Reproduce, word for word, the span of lines starting at the line holding "Reproduce this chart with Chart.js." and ending at the line holding "const subFont = 'bold 12.5px ' + FAMILY;". Omit every picture.

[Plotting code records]
+ + + + + + +
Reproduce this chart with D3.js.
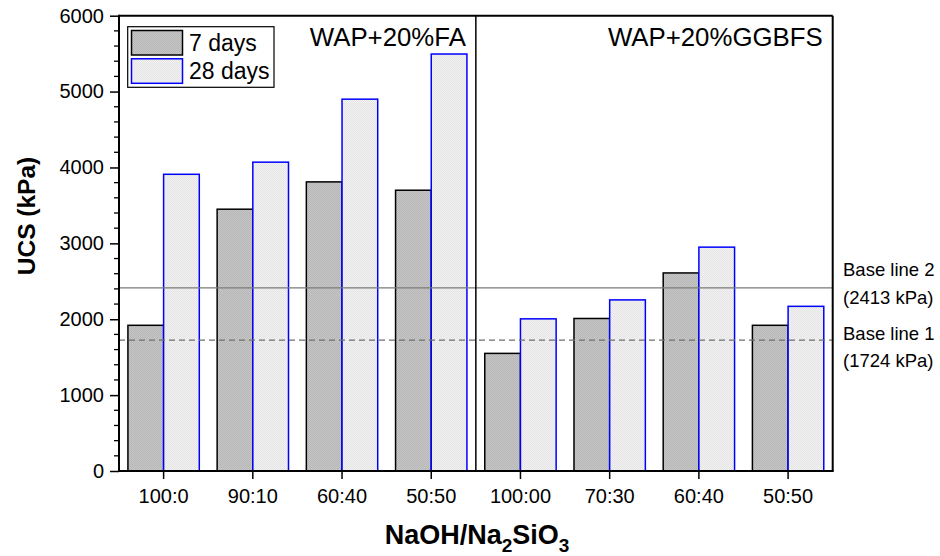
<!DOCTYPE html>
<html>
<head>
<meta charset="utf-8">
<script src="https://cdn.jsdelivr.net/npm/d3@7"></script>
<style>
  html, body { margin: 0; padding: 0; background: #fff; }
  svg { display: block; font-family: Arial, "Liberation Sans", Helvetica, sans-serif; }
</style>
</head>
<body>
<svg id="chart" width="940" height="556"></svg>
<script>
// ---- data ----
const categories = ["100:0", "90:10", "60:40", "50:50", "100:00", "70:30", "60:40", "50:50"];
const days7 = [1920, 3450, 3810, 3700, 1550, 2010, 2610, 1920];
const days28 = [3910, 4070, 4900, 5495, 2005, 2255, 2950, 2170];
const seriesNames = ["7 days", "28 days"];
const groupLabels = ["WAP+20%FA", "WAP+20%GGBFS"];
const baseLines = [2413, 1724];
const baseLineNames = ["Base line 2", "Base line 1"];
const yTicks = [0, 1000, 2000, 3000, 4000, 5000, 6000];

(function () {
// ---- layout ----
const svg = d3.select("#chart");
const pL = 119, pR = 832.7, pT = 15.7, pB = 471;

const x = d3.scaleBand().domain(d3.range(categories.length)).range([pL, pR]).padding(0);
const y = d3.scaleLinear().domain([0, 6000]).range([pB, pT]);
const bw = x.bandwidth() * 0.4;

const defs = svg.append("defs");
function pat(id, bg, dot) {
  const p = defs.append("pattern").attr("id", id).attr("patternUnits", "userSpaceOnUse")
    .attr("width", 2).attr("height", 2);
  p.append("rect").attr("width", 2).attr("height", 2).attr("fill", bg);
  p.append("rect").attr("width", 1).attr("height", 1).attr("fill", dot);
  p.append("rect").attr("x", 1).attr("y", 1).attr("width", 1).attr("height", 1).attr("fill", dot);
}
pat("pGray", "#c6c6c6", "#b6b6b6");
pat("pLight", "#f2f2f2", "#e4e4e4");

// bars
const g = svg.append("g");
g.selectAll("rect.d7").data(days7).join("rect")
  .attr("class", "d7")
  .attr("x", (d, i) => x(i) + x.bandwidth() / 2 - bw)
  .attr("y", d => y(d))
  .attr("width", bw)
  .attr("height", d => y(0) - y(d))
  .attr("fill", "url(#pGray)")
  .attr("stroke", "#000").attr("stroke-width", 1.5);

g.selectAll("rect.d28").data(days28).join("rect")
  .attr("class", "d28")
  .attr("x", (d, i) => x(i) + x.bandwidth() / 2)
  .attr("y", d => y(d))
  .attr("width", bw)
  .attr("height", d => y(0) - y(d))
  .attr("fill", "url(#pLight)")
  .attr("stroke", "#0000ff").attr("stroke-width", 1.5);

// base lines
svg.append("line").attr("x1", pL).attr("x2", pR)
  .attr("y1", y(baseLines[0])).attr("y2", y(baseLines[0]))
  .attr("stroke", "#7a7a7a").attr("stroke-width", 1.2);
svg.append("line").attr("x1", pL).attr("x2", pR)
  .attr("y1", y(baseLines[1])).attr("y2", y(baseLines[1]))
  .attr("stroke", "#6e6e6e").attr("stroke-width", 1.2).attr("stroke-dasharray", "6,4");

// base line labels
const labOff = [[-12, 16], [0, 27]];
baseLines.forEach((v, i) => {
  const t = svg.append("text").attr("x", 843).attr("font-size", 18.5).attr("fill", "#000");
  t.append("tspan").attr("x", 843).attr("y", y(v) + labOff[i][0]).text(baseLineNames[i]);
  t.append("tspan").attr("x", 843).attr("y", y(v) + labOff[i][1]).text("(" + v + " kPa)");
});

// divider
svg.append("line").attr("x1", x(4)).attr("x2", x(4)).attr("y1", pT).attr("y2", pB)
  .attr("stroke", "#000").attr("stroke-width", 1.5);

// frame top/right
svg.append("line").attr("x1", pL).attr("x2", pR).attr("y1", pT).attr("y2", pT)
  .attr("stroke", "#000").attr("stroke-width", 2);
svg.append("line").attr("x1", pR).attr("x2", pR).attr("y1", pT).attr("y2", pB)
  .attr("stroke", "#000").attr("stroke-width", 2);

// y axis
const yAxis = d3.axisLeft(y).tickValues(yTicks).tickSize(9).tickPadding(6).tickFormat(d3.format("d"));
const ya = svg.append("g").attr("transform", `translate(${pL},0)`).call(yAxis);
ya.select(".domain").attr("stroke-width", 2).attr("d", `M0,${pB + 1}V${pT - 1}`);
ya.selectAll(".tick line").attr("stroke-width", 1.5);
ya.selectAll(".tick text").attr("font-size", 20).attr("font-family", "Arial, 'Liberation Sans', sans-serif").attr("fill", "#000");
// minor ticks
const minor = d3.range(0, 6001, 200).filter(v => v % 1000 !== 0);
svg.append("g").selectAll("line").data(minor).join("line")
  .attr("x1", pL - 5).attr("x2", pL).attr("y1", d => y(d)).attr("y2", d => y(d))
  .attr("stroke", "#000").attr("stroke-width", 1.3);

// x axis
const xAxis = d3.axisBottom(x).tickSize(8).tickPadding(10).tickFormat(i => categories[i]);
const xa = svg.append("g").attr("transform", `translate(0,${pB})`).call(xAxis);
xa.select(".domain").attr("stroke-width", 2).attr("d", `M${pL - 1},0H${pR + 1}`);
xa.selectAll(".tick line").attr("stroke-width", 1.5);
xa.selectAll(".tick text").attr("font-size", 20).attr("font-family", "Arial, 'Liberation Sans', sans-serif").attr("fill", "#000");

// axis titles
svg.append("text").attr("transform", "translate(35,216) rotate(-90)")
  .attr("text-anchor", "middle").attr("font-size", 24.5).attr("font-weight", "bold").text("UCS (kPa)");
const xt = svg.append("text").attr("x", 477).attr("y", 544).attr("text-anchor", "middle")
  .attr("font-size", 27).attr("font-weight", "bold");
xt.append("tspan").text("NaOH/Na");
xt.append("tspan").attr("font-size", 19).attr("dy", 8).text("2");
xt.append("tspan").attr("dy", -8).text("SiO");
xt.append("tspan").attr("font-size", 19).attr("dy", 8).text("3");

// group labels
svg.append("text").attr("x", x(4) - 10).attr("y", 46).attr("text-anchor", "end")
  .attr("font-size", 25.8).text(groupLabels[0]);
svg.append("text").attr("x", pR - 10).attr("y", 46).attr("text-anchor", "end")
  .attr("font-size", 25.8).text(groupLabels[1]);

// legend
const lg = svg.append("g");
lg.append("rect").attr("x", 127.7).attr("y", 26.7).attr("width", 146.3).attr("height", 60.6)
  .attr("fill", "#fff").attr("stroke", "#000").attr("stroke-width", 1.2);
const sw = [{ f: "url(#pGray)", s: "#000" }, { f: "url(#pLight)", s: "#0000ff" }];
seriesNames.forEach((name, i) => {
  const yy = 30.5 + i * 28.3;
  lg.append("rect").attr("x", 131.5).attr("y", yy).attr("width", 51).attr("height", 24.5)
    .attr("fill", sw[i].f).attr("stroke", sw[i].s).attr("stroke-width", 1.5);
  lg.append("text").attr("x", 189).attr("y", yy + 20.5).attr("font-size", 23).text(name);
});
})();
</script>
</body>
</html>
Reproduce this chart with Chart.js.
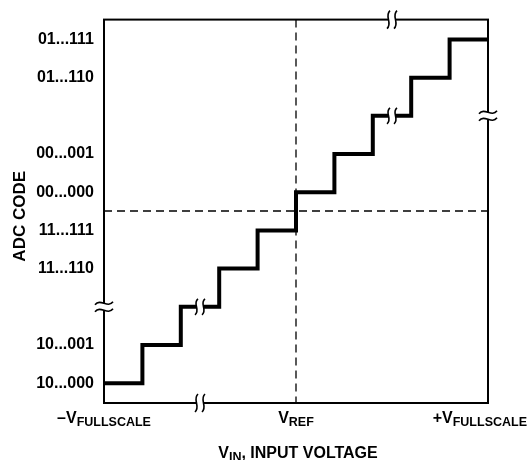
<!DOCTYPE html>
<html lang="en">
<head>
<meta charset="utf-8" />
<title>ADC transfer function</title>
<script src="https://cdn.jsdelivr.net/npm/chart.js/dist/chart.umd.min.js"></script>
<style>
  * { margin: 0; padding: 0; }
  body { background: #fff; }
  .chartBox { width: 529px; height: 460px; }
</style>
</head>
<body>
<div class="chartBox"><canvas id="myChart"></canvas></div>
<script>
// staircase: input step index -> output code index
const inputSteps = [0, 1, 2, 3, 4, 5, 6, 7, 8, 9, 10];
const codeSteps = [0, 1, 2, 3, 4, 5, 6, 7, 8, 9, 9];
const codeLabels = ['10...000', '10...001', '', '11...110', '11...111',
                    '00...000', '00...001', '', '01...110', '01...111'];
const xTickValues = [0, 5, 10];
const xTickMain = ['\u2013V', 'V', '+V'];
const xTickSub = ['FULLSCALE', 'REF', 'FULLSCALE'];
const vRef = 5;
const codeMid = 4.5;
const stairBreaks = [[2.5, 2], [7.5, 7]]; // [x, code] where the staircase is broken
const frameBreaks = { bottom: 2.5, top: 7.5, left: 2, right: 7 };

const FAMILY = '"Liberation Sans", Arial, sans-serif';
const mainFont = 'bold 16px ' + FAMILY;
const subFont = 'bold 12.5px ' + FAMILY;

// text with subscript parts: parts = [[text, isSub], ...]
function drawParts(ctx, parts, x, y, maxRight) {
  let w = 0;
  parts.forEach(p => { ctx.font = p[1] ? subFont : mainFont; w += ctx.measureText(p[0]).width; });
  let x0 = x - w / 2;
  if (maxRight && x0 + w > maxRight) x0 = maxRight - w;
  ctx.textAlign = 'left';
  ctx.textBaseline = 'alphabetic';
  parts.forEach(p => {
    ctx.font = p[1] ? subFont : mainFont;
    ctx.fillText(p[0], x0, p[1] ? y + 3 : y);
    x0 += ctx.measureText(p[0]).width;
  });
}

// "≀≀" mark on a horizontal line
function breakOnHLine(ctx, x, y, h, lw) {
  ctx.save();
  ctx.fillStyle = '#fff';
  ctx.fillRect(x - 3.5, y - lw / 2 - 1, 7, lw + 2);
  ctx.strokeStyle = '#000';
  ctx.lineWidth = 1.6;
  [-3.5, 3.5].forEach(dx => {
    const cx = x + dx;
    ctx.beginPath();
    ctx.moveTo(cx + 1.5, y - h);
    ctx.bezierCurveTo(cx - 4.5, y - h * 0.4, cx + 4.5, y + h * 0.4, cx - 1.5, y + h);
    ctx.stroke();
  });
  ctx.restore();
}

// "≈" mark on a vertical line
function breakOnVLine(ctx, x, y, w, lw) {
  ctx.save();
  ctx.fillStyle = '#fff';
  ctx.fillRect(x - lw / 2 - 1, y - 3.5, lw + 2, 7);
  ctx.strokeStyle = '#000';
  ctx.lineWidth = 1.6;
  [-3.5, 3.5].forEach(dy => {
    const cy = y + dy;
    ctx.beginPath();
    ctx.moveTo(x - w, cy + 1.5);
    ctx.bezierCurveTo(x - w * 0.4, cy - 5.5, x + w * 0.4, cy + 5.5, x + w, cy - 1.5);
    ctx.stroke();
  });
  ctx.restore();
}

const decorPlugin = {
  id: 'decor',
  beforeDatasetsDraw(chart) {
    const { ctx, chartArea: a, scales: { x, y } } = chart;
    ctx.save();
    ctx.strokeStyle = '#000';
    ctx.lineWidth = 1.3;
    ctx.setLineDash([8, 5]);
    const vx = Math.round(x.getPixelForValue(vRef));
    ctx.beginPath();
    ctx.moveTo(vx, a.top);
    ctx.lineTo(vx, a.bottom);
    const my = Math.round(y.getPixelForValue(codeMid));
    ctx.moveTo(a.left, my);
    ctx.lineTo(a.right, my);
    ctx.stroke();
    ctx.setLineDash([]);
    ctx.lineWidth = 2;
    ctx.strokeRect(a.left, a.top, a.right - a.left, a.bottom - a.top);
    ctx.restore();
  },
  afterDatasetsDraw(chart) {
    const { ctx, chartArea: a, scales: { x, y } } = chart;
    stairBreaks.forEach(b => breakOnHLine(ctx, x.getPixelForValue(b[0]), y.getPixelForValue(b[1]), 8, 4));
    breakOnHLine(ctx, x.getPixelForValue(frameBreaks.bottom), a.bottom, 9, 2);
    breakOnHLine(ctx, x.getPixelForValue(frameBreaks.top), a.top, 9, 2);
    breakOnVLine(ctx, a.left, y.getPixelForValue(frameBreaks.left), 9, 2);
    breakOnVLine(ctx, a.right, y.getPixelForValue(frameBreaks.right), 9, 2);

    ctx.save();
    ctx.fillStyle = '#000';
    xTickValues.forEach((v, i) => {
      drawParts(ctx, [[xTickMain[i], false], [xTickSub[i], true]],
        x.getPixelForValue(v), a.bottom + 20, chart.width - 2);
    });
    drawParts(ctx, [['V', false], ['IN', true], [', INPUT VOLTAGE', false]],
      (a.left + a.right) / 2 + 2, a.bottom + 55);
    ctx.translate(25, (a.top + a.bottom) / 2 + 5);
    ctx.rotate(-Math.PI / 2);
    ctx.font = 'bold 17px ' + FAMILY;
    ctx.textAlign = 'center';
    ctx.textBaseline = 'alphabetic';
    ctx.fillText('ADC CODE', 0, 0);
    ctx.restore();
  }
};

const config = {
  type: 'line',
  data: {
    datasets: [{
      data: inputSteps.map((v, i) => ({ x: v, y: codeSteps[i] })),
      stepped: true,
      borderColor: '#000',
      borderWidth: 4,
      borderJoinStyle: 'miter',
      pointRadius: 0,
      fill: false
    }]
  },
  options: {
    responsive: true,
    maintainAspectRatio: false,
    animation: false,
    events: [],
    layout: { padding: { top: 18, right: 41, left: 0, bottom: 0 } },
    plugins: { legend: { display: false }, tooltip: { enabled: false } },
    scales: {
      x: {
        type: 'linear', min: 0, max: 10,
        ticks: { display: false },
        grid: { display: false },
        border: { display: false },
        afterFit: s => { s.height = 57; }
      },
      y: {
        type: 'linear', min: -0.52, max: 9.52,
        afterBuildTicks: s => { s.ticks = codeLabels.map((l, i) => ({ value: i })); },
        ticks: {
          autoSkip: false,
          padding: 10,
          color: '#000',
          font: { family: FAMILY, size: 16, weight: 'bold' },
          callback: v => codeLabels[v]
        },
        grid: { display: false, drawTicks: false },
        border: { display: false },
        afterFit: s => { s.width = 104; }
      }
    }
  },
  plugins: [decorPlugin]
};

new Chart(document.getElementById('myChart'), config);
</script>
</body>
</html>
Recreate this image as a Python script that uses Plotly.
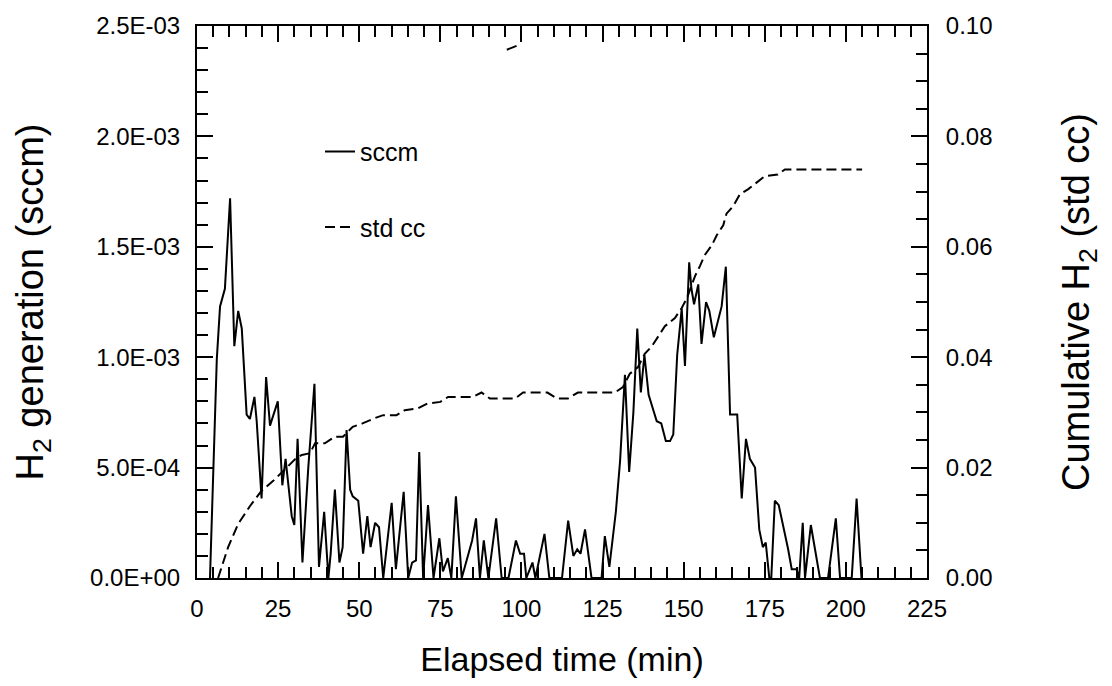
+ + + + + + +
**Response:**
Reproduce this chart with Chart.js.
<!DOCTYPE html>
<html lang="en">
<head>
<meta charset="utf-8" />
<title>ADC transfer function</title>
<script src="https://cdn.jsdelivr.net/npm/chart.js/dist/chart.umd.min.js"></script>
<style>
  * { margin: 0; padding: 0; }
  body { background: #fff; }
  .chartBox { width: 529px; height: 460px; }
</style>
</head>
<body>
<div class="chartBox"><canvas id="myChart"></canvas></div>
<script>
// staircase: input step index -> output code index
const inputSteps = [0, 1, 2, 3, 4, 5, 6, 7, 8, 9, 10];
const codeSteps = [0, 1, 2, 3, 4, 5, 6, 7, 8, 9, 9];
const codeLabels = ['10...000', '10...001', '', '11...110', '11...111',
                    '00...000', '00...001', '', '01...110', '01...111'];
const xTickValues = [0, 5, 10];
const xTickMain = ['\u2013V', 'V', '+V'];
const xTickSub = ['FULLSCALE', 'REF', 'FULLSCALE'];
const vRef = 5;
const codeMid = 4.5;
const stairBreaks = [[2.5, 2], [7.5, 7]]; // [x, code] where the staircase is broken
const frameBreaks = { bottom: 2.5, top: 7.5, left: 2, right: 7 };

const FAMILY = '"Liberation Sans", Arial, sans-serif';
const mainFont = 'bold 16px ' + FAMILY;
const subFont = 'bold 12.5px ' + FAMILY;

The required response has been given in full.